Your task is to restate the data word for word.

*-*-*

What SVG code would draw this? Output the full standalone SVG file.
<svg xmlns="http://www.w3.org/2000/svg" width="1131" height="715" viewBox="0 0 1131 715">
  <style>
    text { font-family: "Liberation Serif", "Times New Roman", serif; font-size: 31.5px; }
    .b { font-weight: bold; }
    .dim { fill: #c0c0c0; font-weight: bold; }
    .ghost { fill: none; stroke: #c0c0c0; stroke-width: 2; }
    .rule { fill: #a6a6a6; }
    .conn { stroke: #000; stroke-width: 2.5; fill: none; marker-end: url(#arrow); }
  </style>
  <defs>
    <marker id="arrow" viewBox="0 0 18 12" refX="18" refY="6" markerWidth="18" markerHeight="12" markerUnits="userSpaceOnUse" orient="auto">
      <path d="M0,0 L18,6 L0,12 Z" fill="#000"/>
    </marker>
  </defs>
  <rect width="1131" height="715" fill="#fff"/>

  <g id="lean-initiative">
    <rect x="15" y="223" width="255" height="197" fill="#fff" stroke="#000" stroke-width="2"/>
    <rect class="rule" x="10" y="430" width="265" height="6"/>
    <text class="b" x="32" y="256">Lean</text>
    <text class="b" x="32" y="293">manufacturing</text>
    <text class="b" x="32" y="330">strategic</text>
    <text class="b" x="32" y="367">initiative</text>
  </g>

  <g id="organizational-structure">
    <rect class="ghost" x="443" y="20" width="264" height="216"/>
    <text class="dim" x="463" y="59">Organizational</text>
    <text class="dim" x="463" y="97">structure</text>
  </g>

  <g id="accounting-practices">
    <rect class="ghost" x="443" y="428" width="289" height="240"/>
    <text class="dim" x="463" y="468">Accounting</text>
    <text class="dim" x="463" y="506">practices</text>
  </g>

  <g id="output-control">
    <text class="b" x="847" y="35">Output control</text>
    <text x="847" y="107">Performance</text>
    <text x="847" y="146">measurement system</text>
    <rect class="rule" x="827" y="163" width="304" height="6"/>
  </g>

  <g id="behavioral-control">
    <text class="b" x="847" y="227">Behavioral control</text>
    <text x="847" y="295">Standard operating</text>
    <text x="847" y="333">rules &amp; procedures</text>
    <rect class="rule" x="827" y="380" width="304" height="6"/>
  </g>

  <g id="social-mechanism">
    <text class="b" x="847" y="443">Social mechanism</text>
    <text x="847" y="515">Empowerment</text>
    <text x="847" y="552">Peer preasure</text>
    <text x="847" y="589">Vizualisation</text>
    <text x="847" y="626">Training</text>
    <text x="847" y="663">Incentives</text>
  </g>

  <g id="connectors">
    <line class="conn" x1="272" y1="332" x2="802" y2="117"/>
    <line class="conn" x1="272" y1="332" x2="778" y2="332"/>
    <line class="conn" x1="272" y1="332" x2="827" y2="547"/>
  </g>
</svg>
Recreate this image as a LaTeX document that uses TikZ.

*-*-*

» Completed task
What SVG code would draw this? Output the full standalone SVG file.
<svg xmlns="http://www.w3.org/2000/svg" width="1131" height="715" viewBox="0 0 1131 715">
  <style>
    text { font-family: "Liberation Serif", "Times New Roman", serif; font-size: 31.5px; }
    .b { font-weight: bold; }
    .dim { fill: #c0c0c0; font-weight: bold; }
    .ghost { fill: none; stroke: #c0c0c0; stroke-width: 2; }
    .rule { fill: #a6a6a6; }
    .conn { stroke: #000; stroke-width: 2.5; fill: none; marker-end: url(#arrow); }
  </style>
  <defs>
    <marker id="arrow" viewBox="0 0 18 12" refX="18" refY="6" markerWidth="18" markerHeight="12" markerUnits="userSpaceOnUse" orient="auto">
      <path d="M0,0 L18,6 L0,12 Z" fill="#000"/>
    </marker>
  </defs>
  <rect width="1131" height="715" fill="#fff"/>

  <g id="lean-initiative">
    <rect x="15" y="223" width="255" height="197" fill="#fff" stroke="#000" stroke-width="2"/>
    <rect class="rule" x="10" y="430" width="265" height="6"/>
    <text class="b" x="32" y="256">Lean</text>
    <text class="b" x="32" y="293">manufacturing</text>
    <text class="b" x="32" y="330">strategic</text>
    <text class="b" x="32" y="367">initiative</text>
  </g>

  <g id="organizational-structure">
    <rect class="ghost" x="443" y="20" width="264" height="216"/>
    <text class="dim" x="463" y="59">Organizational</text>
    <text class="dim" x="463" y="97">structure</text>
  </g>

  <g id="accounting-practices">
    <rect class="ghost" x="443" y="428" width="289" height="240"/>
    <text class="dim" x="463" y="468">Accounting</text>
    <text class="dim" x="463" y="506">practices</text>
  </g>

  <g id="output-control">
    <text class="b" x="847" y="35">Output control</text>
    <text x="847" y="107">Performance</text>
    <text x="847" y="146">measurement system</text>
    <rect class="rule" x="827" y="163" width="304" height="6"/>
  </g>

  <g id="behavioral-control">
    <text class="b" x="847" y="227">Behavioral control</text>
    <text x="847" y="295">Standard operating</text>
    <text x="847" y="333">rules &amp; procedures</text>
    <rect class="rule" x="827" y="380" width="304" height="6"/>
  </g>

  <g id="social-mechanism">
    <text class="b" x="847" y="443">Social mechanism</text>
    <text x="847" y="515">Empowerment</text>
    <text x="847" y="552">Peer preasure</text>
    <text x="847" y="589">Vizualisation</text>
    <text x="847" y="626">Training</text>
    <text x="847" y="663">Incentives</text>
  </g>

  <g id="connectors">
    <line class="conn" x1="272" y1="332" x2="802" y2="117"/>
    <line class="conn" x1="272" y1="332" x2="778" y2="332"/>
    <line class="conn" x1="272" y1="332" x2="827" y2="547"/>
  </g>
</svg>
Recreate this image as a LaTeX document that uses TikZ.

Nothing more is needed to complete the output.